Diese unterschwellige Botschaft vermittelt Andrea Schütze mittels einer kurzweiligen und amüsanten Erzählung, die eingebettet ist in eine erfrischende Freundschaftsgeschichte. Alle Charaktere sind absolute Sympathieträger, so dass jedes Kind einen eigenen Favoriten findet. Etwas schade ist allerdings, dass nicht richtig aufgelöst wird, ob die Idee der Waldhelden Diego tatsächlich langfristig bei der Bewältigung seines Heimwehs hilft, diesbezüglich bleibt das Buch vage, so dass ein unbefriedigendes Gefühl zurück bleibt.
Ein Pluspunkt dieser kurzweiligen Geschichte ist zweifelsohne der Perspektivwechsel, der die Lesenden an interessanten Beobachtungen der Tierkinder teilhaben lässt. Ihr Erstaunen und ihre Aufregung, als sie zum ersten Mal Menschenkinder sehen, ist mindestens genauso groß, wie bei Kindern, die zum ersten Mal unbekannte Tiere sehen. Flora hat sogar einen Zettel von ihrer Mutter mit Verhaltensregeln mitbekommen: Nicht zu nah heran gehen, nicht füttern,... Und so müssen die wilden Waldhelden feststellen, dass es manche Kinder doppelt und ‚andere „in verschieden“ gibt, in unterschiedlichen Farben oder in „sonnig und schattig“. Und vor allem, dass sie sehr, sehr laut sind. Diese Beobachtungen lassen große und kleine Leser beim Lesen zwangsläufig schmunzeln – kennt man sie doch eigentlich eher anders herum.
Das Abenteuer der Waldhelden ist in acht kurze Kapitel unterteilt, die der Aufmerksamkeitsspanne der Altersgruppe entsprechen. Begleitend dazu hat Carola Sieverding einen passenden Illustrationsstil gefunden, um den Waldhelden ein Aussehen zu geben, das ihrer Beschreibung entspricht.
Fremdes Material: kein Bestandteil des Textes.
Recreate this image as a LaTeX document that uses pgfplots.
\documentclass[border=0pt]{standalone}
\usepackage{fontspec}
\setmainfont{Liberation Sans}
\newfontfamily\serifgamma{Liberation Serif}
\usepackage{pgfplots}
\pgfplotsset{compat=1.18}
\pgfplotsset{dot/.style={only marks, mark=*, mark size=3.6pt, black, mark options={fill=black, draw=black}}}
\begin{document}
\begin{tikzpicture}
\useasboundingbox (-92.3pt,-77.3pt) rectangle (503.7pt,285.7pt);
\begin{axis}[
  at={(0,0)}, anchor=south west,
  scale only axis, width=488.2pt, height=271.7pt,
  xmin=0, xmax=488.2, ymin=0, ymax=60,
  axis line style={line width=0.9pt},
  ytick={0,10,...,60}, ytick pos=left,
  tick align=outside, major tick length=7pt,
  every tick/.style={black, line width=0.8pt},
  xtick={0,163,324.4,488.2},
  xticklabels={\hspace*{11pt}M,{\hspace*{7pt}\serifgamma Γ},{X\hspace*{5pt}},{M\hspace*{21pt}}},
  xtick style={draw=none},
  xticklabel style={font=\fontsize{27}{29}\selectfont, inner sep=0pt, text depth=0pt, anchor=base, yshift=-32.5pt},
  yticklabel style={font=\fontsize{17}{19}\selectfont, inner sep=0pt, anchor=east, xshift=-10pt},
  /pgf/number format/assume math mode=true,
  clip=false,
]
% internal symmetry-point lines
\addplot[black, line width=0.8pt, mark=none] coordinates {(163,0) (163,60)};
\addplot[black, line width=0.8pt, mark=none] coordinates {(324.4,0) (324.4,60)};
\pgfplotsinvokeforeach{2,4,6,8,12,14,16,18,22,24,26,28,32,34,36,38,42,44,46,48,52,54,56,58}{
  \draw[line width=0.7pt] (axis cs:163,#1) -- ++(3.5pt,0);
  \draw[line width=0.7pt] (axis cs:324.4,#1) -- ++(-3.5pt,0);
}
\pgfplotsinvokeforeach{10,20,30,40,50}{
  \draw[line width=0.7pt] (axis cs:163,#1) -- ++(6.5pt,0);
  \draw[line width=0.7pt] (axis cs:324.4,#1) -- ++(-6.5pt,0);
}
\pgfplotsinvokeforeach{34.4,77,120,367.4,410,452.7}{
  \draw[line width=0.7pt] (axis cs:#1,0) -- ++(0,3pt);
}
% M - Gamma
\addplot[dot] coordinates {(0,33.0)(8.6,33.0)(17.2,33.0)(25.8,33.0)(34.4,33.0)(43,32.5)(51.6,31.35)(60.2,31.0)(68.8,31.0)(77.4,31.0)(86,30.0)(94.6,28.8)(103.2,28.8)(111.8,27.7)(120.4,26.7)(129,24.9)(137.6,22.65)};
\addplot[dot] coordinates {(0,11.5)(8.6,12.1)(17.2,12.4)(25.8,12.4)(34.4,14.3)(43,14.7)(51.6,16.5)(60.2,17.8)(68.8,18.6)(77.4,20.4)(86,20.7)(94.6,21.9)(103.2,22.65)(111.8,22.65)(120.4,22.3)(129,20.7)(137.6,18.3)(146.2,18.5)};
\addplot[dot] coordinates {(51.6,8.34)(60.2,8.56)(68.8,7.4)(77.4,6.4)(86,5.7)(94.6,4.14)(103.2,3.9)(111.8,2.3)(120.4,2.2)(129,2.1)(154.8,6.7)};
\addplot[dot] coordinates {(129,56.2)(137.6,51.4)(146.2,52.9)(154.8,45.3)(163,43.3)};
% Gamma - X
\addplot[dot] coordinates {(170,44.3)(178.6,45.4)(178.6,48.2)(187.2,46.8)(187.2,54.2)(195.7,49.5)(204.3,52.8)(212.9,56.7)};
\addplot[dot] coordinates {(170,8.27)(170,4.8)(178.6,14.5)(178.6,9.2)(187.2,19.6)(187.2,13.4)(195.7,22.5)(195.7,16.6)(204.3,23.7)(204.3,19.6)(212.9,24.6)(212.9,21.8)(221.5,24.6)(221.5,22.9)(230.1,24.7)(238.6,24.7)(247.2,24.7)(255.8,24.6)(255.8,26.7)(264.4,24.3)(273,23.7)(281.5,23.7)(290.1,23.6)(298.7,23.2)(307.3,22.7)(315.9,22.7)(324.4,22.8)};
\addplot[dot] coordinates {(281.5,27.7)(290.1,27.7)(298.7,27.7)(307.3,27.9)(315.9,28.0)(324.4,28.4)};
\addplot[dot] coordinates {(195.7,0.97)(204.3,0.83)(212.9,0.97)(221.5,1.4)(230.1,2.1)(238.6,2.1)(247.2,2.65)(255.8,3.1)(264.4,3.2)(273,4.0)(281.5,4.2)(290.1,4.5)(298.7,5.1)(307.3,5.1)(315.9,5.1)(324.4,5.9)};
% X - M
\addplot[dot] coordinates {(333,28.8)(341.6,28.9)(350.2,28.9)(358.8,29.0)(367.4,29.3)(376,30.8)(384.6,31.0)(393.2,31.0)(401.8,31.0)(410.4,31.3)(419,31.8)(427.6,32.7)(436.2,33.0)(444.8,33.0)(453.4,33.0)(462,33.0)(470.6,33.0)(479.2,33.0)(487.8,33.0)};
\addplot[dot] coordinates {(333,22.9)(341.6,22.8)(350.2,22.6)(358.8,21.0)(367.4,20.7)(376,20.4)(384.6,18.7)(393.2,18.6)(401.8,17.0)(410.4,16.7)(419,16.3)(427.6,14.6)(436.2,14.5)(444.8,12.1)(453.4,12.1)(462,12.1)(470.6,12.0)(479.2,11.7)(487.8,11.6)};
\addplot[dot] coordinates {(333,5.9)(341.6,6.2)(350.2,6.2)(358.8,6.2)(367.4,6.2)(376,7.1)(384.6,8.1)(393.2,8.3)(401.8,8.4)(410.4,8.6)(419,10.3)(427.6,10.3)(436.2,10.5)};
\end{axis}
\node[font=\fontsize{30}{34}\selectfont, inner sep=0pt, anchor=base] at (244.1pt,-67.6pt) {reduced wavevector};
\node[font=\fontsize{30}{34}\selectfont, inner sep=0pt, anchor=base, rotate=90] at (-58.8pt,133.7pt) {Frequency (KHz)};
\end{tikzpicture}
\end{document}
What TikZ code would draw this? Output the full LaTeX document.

Die Zeichnungen sind gleichzeitig fröhlich, frech und amüsant und in warmen, ansprechenden Farben gehalten.
Fazit
Freunde zu haben ist immer gut, doch die vier Waldhelden sind eine ganz besondere Freundesgruppe, die sich nicht nur gegenseitig prima ergänzen sondern auch immer ein offenes Auge und Ohr für andere haben.